Semenya approached the tribunal in May last year after CAS, sport’s highest court, ruled that the regulations of the sport’s governing body World Athletics were necessary for athletes with differences in sexual development (DSDs) in races ranging from 400 metres to a mile to ensure fair competition.

The tribunal found that subjecting female athletes to drug or surgical interventions as a precondition to compete does not amount to a violation of Swiss public policy.

Testosterone increases muscle mass, strength and haemoglobin, which affects endurance.

Some competitors have said women with higher levels of the hormone have an unfair advantage.

“I am very disappointed by this ruling, but refuse to let World Athletics drug me or stop me from being who I am,” Semenya said in the statement on Tuesday.

“Excluding female athletes or endangering our health solely because of our natural abilities puts World Athletics on the wrong side of history.
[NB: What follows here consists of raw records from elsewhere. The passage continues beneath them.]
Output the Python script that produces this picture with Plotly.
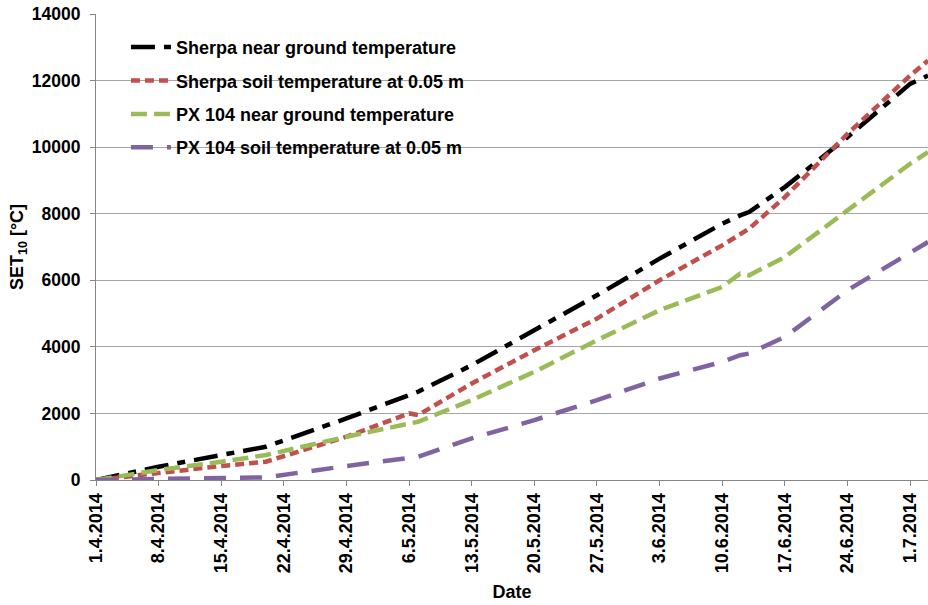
import plotly.graph_objects as go
from datetime import date, timedelta

# ---- data ----
day_offsets = [0, 7, 14, 19, 28, 35, 36, 42, 49, 56, 63, 70, 72, 73, 77, 84, 91, 93]
sherpa_ground = [0, 400, 750, 1000, 1850, 2550, 2650, 3450, 4500, 5550, 6650, 7700, 7950, 8050, 8800, 10300, 11900, 12150]
sherpa_soil = [0, 220, 420, 550, 1300, 2000, 1950, 2900, 3900, 4850, 6000, 7050, 7400, 7550, 8500, 10400, 12150, 12600]
px104_ground = [0, 300, 550, 750, 1300, 1700, 1750, 2400, 3250, 4200, 5100, 5800, 6200, 6150, 6700, 8100, 9500, 9850]
px104_soil = [0, 30, 50, 80, 420, 680, 700, 1250, 1800, 2400, 3050, 3550, 3750, 3800, 4300, 5700, 6800, 7150]

series_names = ["Sherpa near ground temperature", "Sherpa soil temperature at 0.05 m",
                "PX 104 near ground temperature", "PX 104 soil temperature at 0.05 m"]
tick_labels = ["1.4.2014", "8.4.2014", "15.4.2014", "22.4.2014", "29.4.2014", "6.5.2014",
               "13.5.2014", "20.5.2014", "27.5.2014", "3.6.2014", "10.6.2014", "17.6.2014",
               "24.6.2014", "1.7.2014"]
y_ticks = [0, 2000, 4000, 6000, 8000, 10000, 12000, 14000]
y_tick_labels = ["0", "2000", "4000", "6000", "8000", "10000", "12000", "14000"]

start = date(2014, 4, 1)
dates = [start + timedelta(days=d) for d in day_offsets]
tick_dates = [start + timedelta(days=7 * i) for i in range(len(tick_labels))]

FONT = "Liberation Sans, Arial, sans-serif"
FS = 18
colors = ["#000000", "#C0504D", "#9BBB59", "#8064A2"]
dashes = ["24px,9px,8px,9px", "9px,5px", "16px,7px", "22px,14px"]
values = [sherpa_ground, sherpa_soil, px104_ground, px104_soil]

fig = go.Figure()
for i, (name, vals) in enumerate(zip(series_names, values)):
    fig.add_trace(go.Scatter(
        x=dates, y=vals, mode="lines", name=name, legendgroup=str(i),
        line=dict(color=colors[i], width=4.5, dash=dashes[i]),
    ))

fig.update_layout(
    width=928, height=605,
    margin=dict(l=96, r=0, t=14, b=125, autoexpand=False),
    paper_bgcolor="white", plot_bgcolor="white",
    font=dict(family=FONT, size=FS, color="black", weight="bold"),
    showlegend=True,
    legend=dict(x=0.036, y=0.968, xanchor="left", yanchor="top",
                bgcolor="rgba(0,0,0,0)", tracegroupgap=7,
                font=dict(family=FONT, size=FS, weight="bold"),
                itemwidth=40),
    xaxis=dict(
        type="date", automargin=False,
        range=[start, start + timedelta(days=93)],
        tickvals=tick_dates, ticktext=tick_labels, tickangle=-90,
        ticks="outside", ticklen=5, tickcolor="#868686",
        showline=True, linecolor="#868686", linewidth=1,
        showgrid=False, zeroline=False,
        tickfont=dict(family=FONT, size=FS, weight="bold"),
        title=dict(text="Date", font=dict(family=FONT, size=FS, weight="bold"), standoff=13),
    ),
    yaxis=dict(
        automargin=False,
        range=[0, 14000], tickvals=y_ticks, ticktext=y_tick_labels,
        ticks="outside", ticklen=5, tickcolor="#868686", ticklabelstandoff=6,
        ticklabeloverflow="allow",
        showline=True, linecolor="#868686", linewidth=1,
        showgrid=True, gridcolor="#A6A6A6", gridwidth=1,
        zeroline=False,
        tickfont=dict(family=FONT, size=17.5, weight="bold"),
        title=dict(text="SET<sub>10</sub> [°C]", font=dict(family=FONT, size=FS, weight="bold"), standoff=3),
    ),
)

fig.write_html("out.html", config={"displayModeBar": False},
               post_script="document.body.style.margin='0';")
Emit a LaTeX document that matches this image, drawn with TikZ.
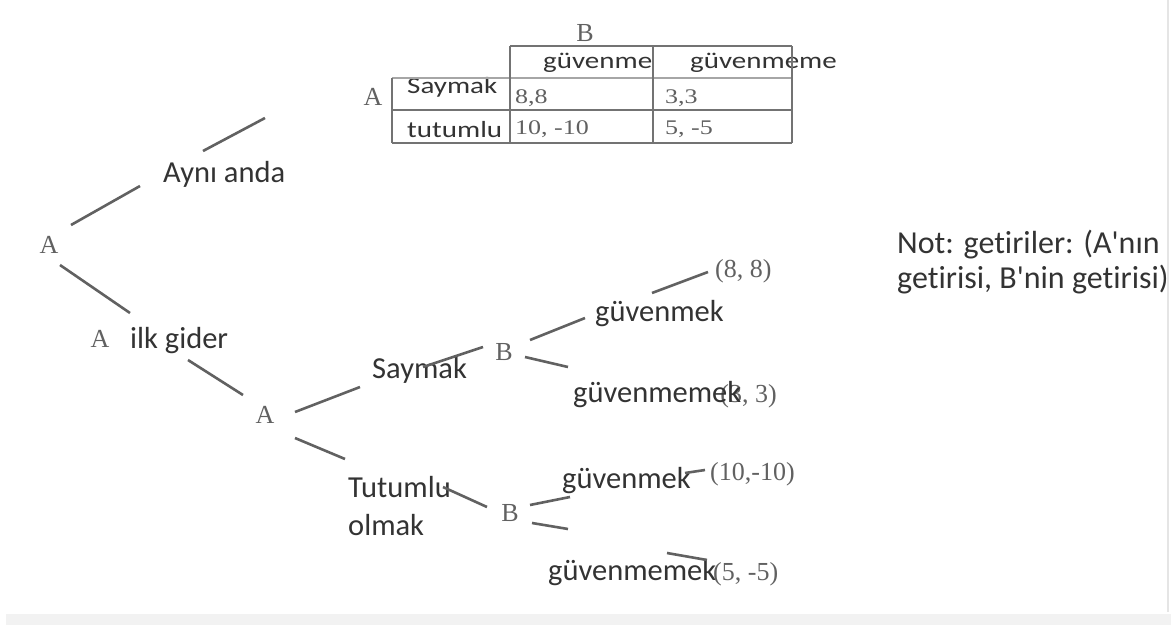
\documentclass[tikz,border=0pt]{standalone}
\usepackage{fontspec}
\setmainfont{Liberation Serif}
\newfontfamily\calfont[Ligatures=NoCommon]{Carlito}
\begin{document}
\begin{tikzpicture}[x=1pt,y=-1pt,
  sans/.style={font=\calfont\fontsize{30.5}{38}\selectfont, text=black!80, inner sep=0pt},
  serif/.style={font=\fontsize{26}{30}\selectfont, text=black!62, inner sep=0pt},
  tsans/.style={sans, font=\calfont\fontsize{29}{34}\selectfont, yscale=0.8, transform shape},
  tserif/.style={serif, yscale=0.8, transform shape},
  branch/.style={draw=black!62, line width=2.6pt},
  grid/.style={draw=black!55, line width=1.4pt}]
\useasboundingbox (0,0) rectangle (1171,625);
\fill[black!5] (6,614) rectangle (1171,625);
\draw[black!10, line width=1.5pt] (1168,0) -- (1168,612);

% ---- table ----
\node[serif, anchor=base] (tB) at (585,41) {B};
\node[serif, anchor=base] (tA) at (373,105) {A};
\node[tsans, anchor=base west] (h1) at (543,68) {güvenme};
\node[tsans, anchor=base west] (h2) at (690,68) {güvenmeme};
\node[tsans, anchor=base west] (r1) at (407,93) {Saymak};
\node[tsans, anchor=base west] (r2) at (407,137) {tutumlu};
\node[tserif, anchor=base west] (c11) at (515,103) {8,8};
\node[tserif, anchor=base west] (c12) at (665,103) {3,3};
\node[tserif, anchor=base west] (c21) at (515,134) {10, -10};
\node[tserif, anchor=base west] (c22) at (665,134) {5, -5};
\coordinate (g1) at (510,46);  \coordinate (g2) at (792,46);
\coordinate (g3) at (392,78);  \coordinate (g4) at (792,78);
\coordinate (g5) at (392,110); \coordinate (g6) at (792,110);
\coordinate (g7) at (392,143); \coordinate (g8) at (792,143);
\coordinate (g9) at (510,143); \coordinate (g10) at (653,46);
\coordinate (g11) at (653,143);
\draw[grid] (g1) -- (g2);
\draw[grid, draw=black!35] (g3) -- (g4);
\draw[grid] (g5) -- (g6);
\draw[grid] (g7) -- (g8);
\draw[grid] (g3) -- (g7);
\draw[grid] (g1) -- (g9);
\draw[grid] (g10) -- (g11);
\draw[grid] (g2) -- (g8);

% ---- tree ----
\node[serif, anchor=base] (A0) at (49,253) {A};
\node[sans, anchor=base west] (ayni) at (163,182) {Aynı anda};
\node[serif, anchor=base] (A1) at (100,347) {A};
\node[sans, anchor=base west] (ilk) at (130,348) {ilk gider};
\node[serif, anchor=base] (A2) at (265,423) {A};
\node[sans, anchor=base west] (say) at (372,378) {Saymak};
\node[serif, anchor=base] (B1) at (504,360) {B};
\node[sans, anchor=base west] (gu1) at (595,321) {güvenmek};
\node[serif, anchor=base west] (p88) at (715,277) {(8, 8)};
\node[serif, anchor=base east] (p33) at (777,402) {(3, 3)};
\node[sans, anchor=base west] (gm1) at (573,402) {güvenmemek};
\node[sans, anchor=base west, align=left] (tut) at (348,535) {Tutumlu\\olmak};
\node[serif, anchor=base] (B2) at (510,521) {B};
\node[sans, anchor=base west] (gu2) at (562,488) {güvenmek};
\node[serif, anchor=base west] (p1010) at (710,480) {(10,-10)};
\node[sans, anchor=base west] (gm2) at (548,580) {güvenmemek};
\node[serif, anchor=base west] (p55) at (713,580) {(5, -5)};

\node[sans, anchor=base west, align=left, font=\calfont\fontsize{32}{35}\selectfont] (note) at (897,288)
  {Not: getiriler: (A'nın\\getirisi, B'nin getirisi)};

\coordinate (e1a) at (71,225);  \coordinate (e1b) at (140,186);
\coordinate (e2a) at (203,151); \coordinate (e2b) at (265,118);
\coordinate (e3a) at (60,265);  \coordinate (e3b) at (130,313);
\coordinate (e4a) at (188,360); \coordinate (e4b) at (243,395);
\coordinate (e5a) at (295,412); \coordinate (e5b) at (360,387);
\coordinate (e6a) at (423,367); \coordinate (e6b) at (483,347);
\coordinate (e7a) at (530,340); \coordinate (e7b) at (585,318);
\coordinate (e8a) at (652,293); \coordinate (e8b) at (708,272);
\coordinate (e9a) at (525,357); \coordinate (e9b) at (568,367);
\coordinate (e10a) at (295,438); \coordinate (e10b) at (345,459);
\coordinate (e11a) at (443,487); \coordinate (e11b) at (487,507);
\coordinate (e12a) at (530,505); \coordinate (e12b) at (570,497);
\coordinate (e13a) at (685,473); \coordinate (e13b) at (705,470);
\coordinate (e14a) at (532,523); \coordinate (e14b) at (568,529);
\coordinate (e15a) at (667,553); \coordinate (e15b) at (707,560);
\foreach \i in {1,...,15}{\draw[branch] (e\i a) -- (e\i b);}
\end{tikzpicture}
\end{document}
“I will continue to fight for the human rights of female athletes, both on the track and off the track, until we can all run free the way we were born.”

World Athletics welcomed the ruling, which they said vindicates their stance in creating a level playing field for all athletes.

“Throughout this long battle, World Athletics has always maintained that its regulations are lawful and legitimate, and that they represent a fair, necessary and proportionate means of ensuring the rights of all female athletes to participate on fair and equal terms,” the governing body said in a statement.

“We are very pleased that the highest court in Switzerland has now joined with the highest court in sport in endorsing World Athletics’ arguments.”

But Semenya’s lawyer, Greg Nott, suggested this was far from the end of the road for his client.

“This setback will not be the end of Casters story,” he said. “The international team (of lawyers) is considering the judgment and the options to challenge the findings in European and domestic courts.”